# WORK REQUIRED
Retype only the lines from the top of the records to the line with "var title = 'EVOLUCIÓN", including that line but none of the pictures.

## Begin

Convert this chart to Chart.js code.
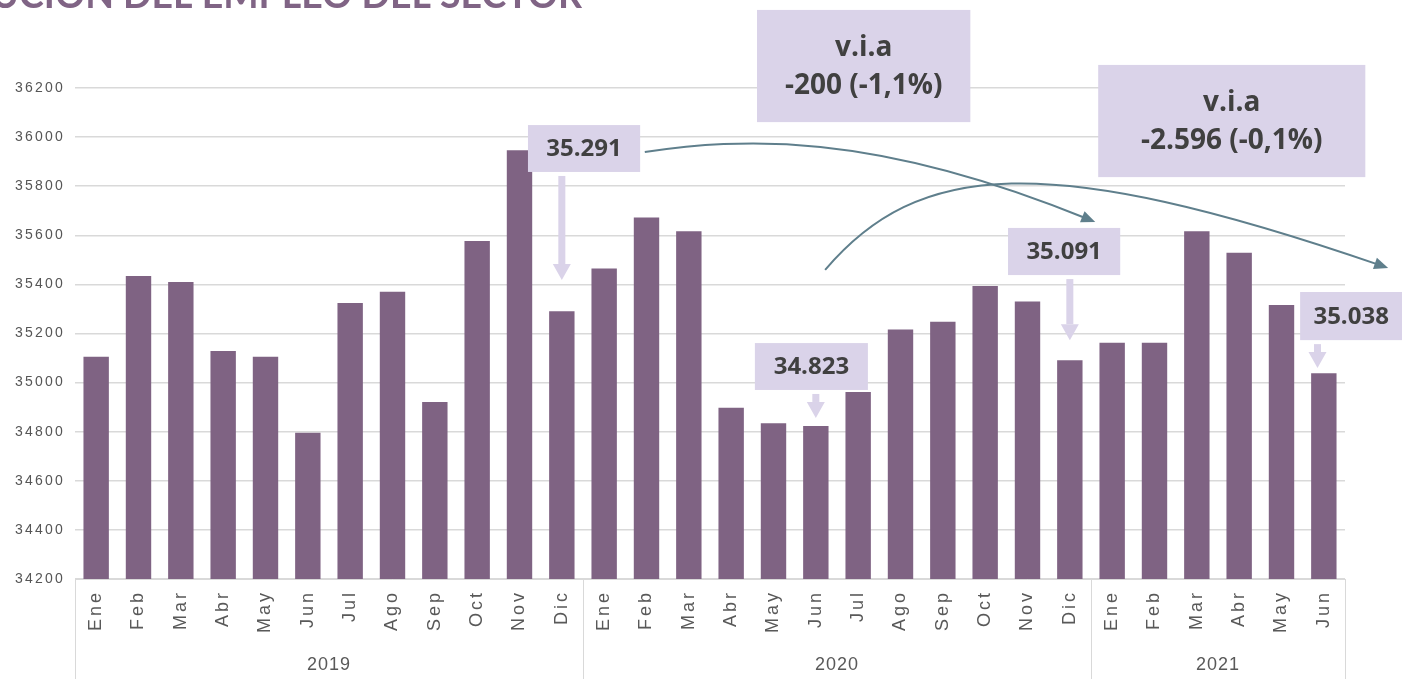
<!DOCTYPE html>
<html>
<head>
<meta charset="utf-8">
<script src="https://cdn.jsdelivr.net/npm/chart.js@4/dist/chart.umd.min.js"></script>
<style>
html, body { margin: 0; padding: 0; background: #fff; overflow: hidden; }
#wrap { position: relative; width: 1402px; height: 679px; }
</style>
</head>
<body>
<div id="wrap"><canvas id="chart" width="1402" height="679"></canvas></div>
<script>
// Data
var months = ['Ene','Feb','Mar','Abr','May','Jun','Jul','Ago','Sep','Oct','Nov','Dic',
              'Ene','Feb','Mar','Abr','May','Jun','Jul','Ago','Sep','Oct','Nov','Dic',
              'Ene','Feb','Mar','Abr','May','Jun'];
var years = ['2019', '2020', '2021'];
var yearCounts = [12, 12, 6];
var empleo = [35105, 35434, 35410, 35129, 35105, 34796, 35324, 35370, 34921, 35577, 35946, 35291,
              35465, 35672, 35616, 34898, 34834, 34823, 34962, 35216, 35248, 35393, 35330, 35091,
              35162, 35162, 35616, 35529, 35316, 35038];
var yMin = 34200;
var yMax = 36200;
var yStep = 200;
var title = 'EVOLUCIÓN DEL EMPLEO DEL SECTOR';

// Callouts, placed in axis units (category index / value)
var valueBoxes = [
	{ text: '35.291', from: 10.2, to: 12.85, top: 36049, bottom: 35858, at: 11, tip: 35418 },
	{ text: '34.823', from: 15.56, to: 18.23, top: 35161, bottom: 34970, at: 17, tip: 34856 },
	{ text: '35.091', from: 21.54, to: 24.19, top: 35630, bottom: 35438, at: 23, tip: 35173 },
	{ text: '35.038', from: 28.44, to: 30.85, top: 35369, bottom: 35173, at: 28.85, tip: 35059 }
];
var viaBoxes = [
	{ lines: ['v.i.a', '-200 (-1,1%)'], from: 15.61, to: 20.65, top: 36518, bottom: 36061 },
	{ lines: ['v.i.a', '-2.596 (-0,1%)'], from: 23.67, to: 29.98, top: 36294, bottom: 35837 }
];
var curves = [
	[[12.96, 35939], [15.21, 35996], [18.28, 36029], [23.60, 35654]],
	[[17.22, 35459], [19.40, 35900], [22.40, 35950], [30.52, 35467]]
];

var BAR = '#7f6383';
var BOX = '#dad3e9';
var BOX_TEXT = '#404040';
var AXIS_TEXT = '#595959';
var GRID = '#d9d9d9';
var CURVE = '#5f7f8c';

var decorations = {
	id: 'decorations',
	// y labels are drawn under the bars, x labels above them (ticks.z = 1)
	beforeDraw: function (chart) {
		chart.ctx.letterSpacing = '2.2px';
	},
	beforeDatasetsDraw: function (chart) {
		chart.ctx.letterSpacing = '0px';
	},
	afterDatasetsDraw: function (chart) {
		chart.ctx.letterSpacing = '3px';
	},
	afterDraw: function (chart) {
		var ctx = chart.ctx;
		var x = chart.scales.x;
		var y = chart.scales.y;
		var area = chart.chartArea;

		ctx.letterSpacing = '0px';
		ctx.save();

		// Year group frame under the month labels
		ctx.strokeStyle = GRID;
		ctx.lineWidth = 1;
		ctx.beginPath();
		ctx.moveTo(x.getPixelForValue(-0.5), area.bottom + 0.5);
		ctx.lineTo(x.getPixelForValue(months.length - 0.5), area.bottom + 0.5);
		var start = 0;
		var bounds = [-0.5];
		yearCounts.forEach(function (n) {
			start += n;
			bounds.push(start - 0.5);
		});
		bounds.forEach(function (b) {
			var bx = Math.round(x.getPixelForValue(b)) + 0.5;
			ctx.moveTo(bx, area.bottom);
			ctx.lineTo(bx, chart.height);
		});
		ctx.stroke();

		ctx.letterSpacing = '1px';
		ctx.fillStyle = AXIS_TEXT;
		ctx.font = '18px "Liberation Sans", Arial, sans-serif';
		ctx.textAlign = 'center';
		ctx.textBaseline = 'middle';
		years.forEach(function (yr, k) {
			var cx = (x.getPixelForValue(bounds[k]) + x.getPixelForValue(bounds[k + 1])) / 2;
			ctx.fillText(yr, cx, chart.height - 14);
		});
		ctx.letterSpacing = '0px';

		// Curved arrows
		ctx.strokeStyle = CURVE;
		ctx.fillStyle = CURVE;
		ctx.lineWidth = 2;
		curves.forEach(function (c) {
			var p = c.map(function (pt) {
				return [x.getPixelForValue(pt[0]), y.getPixelForValue(pt[1])];
			});
			var ang = Math.atan2(p[3][1] - p[2][1], p[3][0] - p[2][0]);
			var endX = p[3][0] - Math.cos(ang) * 8;
			var endY = p[3][1] - Math.sin(ang) * 8;
			ctx.beginPath();
			ctx.moveTo(p[0][0], p[0][1]);
			ctx.bezierCurveTo(p[1][0], p[1][1], p[2][0], p[2][1], endX, endY);
			ctx.stroke();
			ctx.beginPath();
			ctx.moveTo(p[3][0], p[3][1]);
			ctx.lineTo(p[3][0] - Math.cos(ang) * 14 + Math.sin(ang) * 6, p[3][1] - Math.sin(ang) * 14 - Math.cos(ang) * 6);
			ctx.lineTo(p[3][0] - Math.cos(ang) * 14 - Math.sin(ang) * 6, p[3][1] - Math.sin(ang) * 14 + Math.cos(ang) * 6);
			ctx.closePath();
			ctx.fill();
		});

		// Value callouts with down arrows
		valueBoxes.forEach(function (b) {
			var l = x.getPixelForValue(b.from);
			var r = x.getPixelForValue(b.to);
			var t = y.getPixelForValue(b.top);
			var btm = y.getPixelForValue(b.bottom);
			ctx.fillStyle = BOX;
			ctx.fillRect(l, t, r - l, btm - t);
			ctx.fillStyle = BOX_TEXT;
			ctx.font = 'bold 24px "Open Sans", sans-serif';
			ctx.textAlign = 'center';
			ctx.textBaseline = 'middle';
			ctx.fillText(b.text, (l + r) / 2, (t + btm) / 2 + 1);

			var ax = x.getPixelForValue(b.at);
			var tip = y.getPixelForValue(b.tip);
			var headTop = tip - 16;
			ctx.fillStyle = BOX;
			ctx.fillRect(ax - 3.5, btm + 4, 7, headTop - btm - 4);
			ctx.beginPath();
			ctx.moveTo(ax - 9, headTop);
			ctx.lineTo(ax + 9, headTop);
			ctx.lineTo(ax, tip);
			ctx.closePath();
			ctx.fill();
		});

		// Year-on-year variation boxes
		viaBoxes.forEach(function (b) {
			var l = x.getPixelForValue(b.from);
			var r = x.getPixelForValue(b.to);
			var t = y.getPixelForValue(b.top);
			var btm = y.getPixelForValue(b.bottom);
			ctx.fillStyle = BOX;
			ctx.fillRect(l, t, r - l, btm - t);
			ctx.fillStyle = BOX_TEXT;
			ctx.font = 'bold 28px "Open Sans", sans-serif';
			ctx.textAlign = 'center';
			ctx.textBaseline = 'middle';
			var cy = (t + btm) / 2;
			ctx.fillText(b.lines[0], (l + r) / 2, cy - 18);
			ctx.fillText(b.lines[1], (l + r) / 2, cy + 20);
		});

		// Title, cut by the top-left edge as in the source
		ctx.font = 'bold 100px Lato, sans-serif';
		var visible = title.slice(title.indexOf('U'));
		var size = 100 * 591 / ctx.measureText(visible).width;
		ctx.font = 'bold ' + size + 'px Lato, sans-serif';
		var lead = ctx.measureText(title.slice(0, title.indexOf('U'))).width;
		ctx.fillStyle = '#806485';
		ctx.textAlign = 'left';
		ctx.textBaseline = 'alphabetic';
		ctx.fillText(title, -8 - lead, 8);

		ctx.restore();
	}
};

var ctx = document.getElementById('chart').getContext('2d');
new Chart(ctx, {
	type: 'bar',
	data: {
		labels: months,
		datasets: [{
			label: 'Empleo',
			data: empleo,
			backgroundColor: BAR,
			borderWidth: 0,
			barPercentage: 0.6,
			categoryPercentage: 1
		}]
	},
	options: {
		responsive: false,
		animation: false,
		events: [],
		layout: { padding: { top: 88, right: 57, left: 0, bottom: 0 } },
		plugins: {
			legend: { display: false },
			tooltip: { enabled: false },
			title: { display: false }
		},
		scales: {
			x: {
				grid: { display: false, drawTicks: false },
				border: { display: false },
				ticks: {
					minRotation: 90,
					maxRotation: 90,
					autoSkip: false,
					padding: 11,
					z: 1,
					color: AXIS_TEXT,
					font: { family: '"Liberation Sans", Arial, sans-serif', size: 18 }
				},
				afterFit: function (s) { s.height = 100; }
			},
			y: {
				min: yMin,
				max: yMax,
				grid: { color: GRID, lineWidth: 1.5, drawTicks: false },
				border: { display: false },
				ticks: {
					stepSize: yStep,
					padding: 10,
					color: '#555555',
					font: { family: '"Liberation Sans", Arial, sans-serif', size: 14 },
					callback: function (v) { return String(v); }
				},
				afterFit: function (s) { s.width = 75; }
			}
		}
	},
	plugins: [decorations]
});
</script>
</body>
</html>
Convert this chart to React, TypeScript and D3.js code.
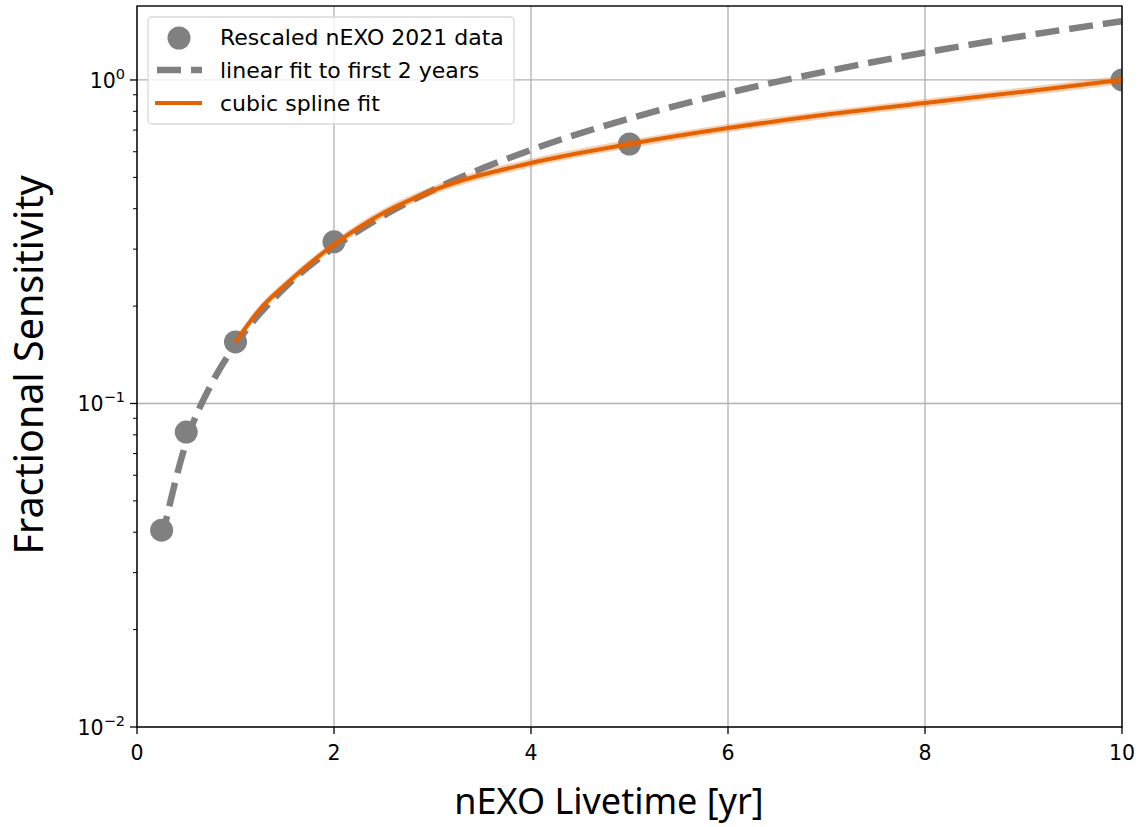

## End

# EXERCISE ANSWER
Convert this chart to Chart.js code.
<!DOCTYPE html>
<html>
<head>
<meta charset="utf-8">
<script src="https://cdn.jsdelivr.net/npm/chart.js@4/dist/chart.umd.min.js"></script>
<style>
html, body { margin: 0; padding: 0; background: #fff; overflow: hidden; }
#wrap { position: relative; width: 1402px; height: 679px; }
</style>
</head>
<body>
<div id="wrap"><canvas id="chart" width="1402" height="679"></canvas></div>
<script>
// Data
var months = ['Ene','Feb','Mar','Abr','May','Jun','Jul','Ago','Sep','Oct','Nov','Dic',
              'Ene','Feb','Mar','Abr','May','Jun','Jul','Ago','Sep','Oct','Nov','Dic',
              'Ene','Feb','Mar','Abr','May','Jun'];
var years = ['2019', '2020', '2021'];
var yearCounts = [12, 12, 6];
var empleo = [35105, 35434, 35410, 35129, 35105, 34796, 35324, 35370, 34921, 35577, 35946, 35291,
              35465, 35672, 35616, 34898, 34834, 34823, 34962, 35216, 35248, 35393, 35330, 35091,
              35162, 35162, 35616, 35529, 35316, 35038];
var yMin = 34200;
var yMax = 36200;
var yStep = 200;
var title = 'EVOLUCIÓN DEL EMPLEO DEL SECTOR';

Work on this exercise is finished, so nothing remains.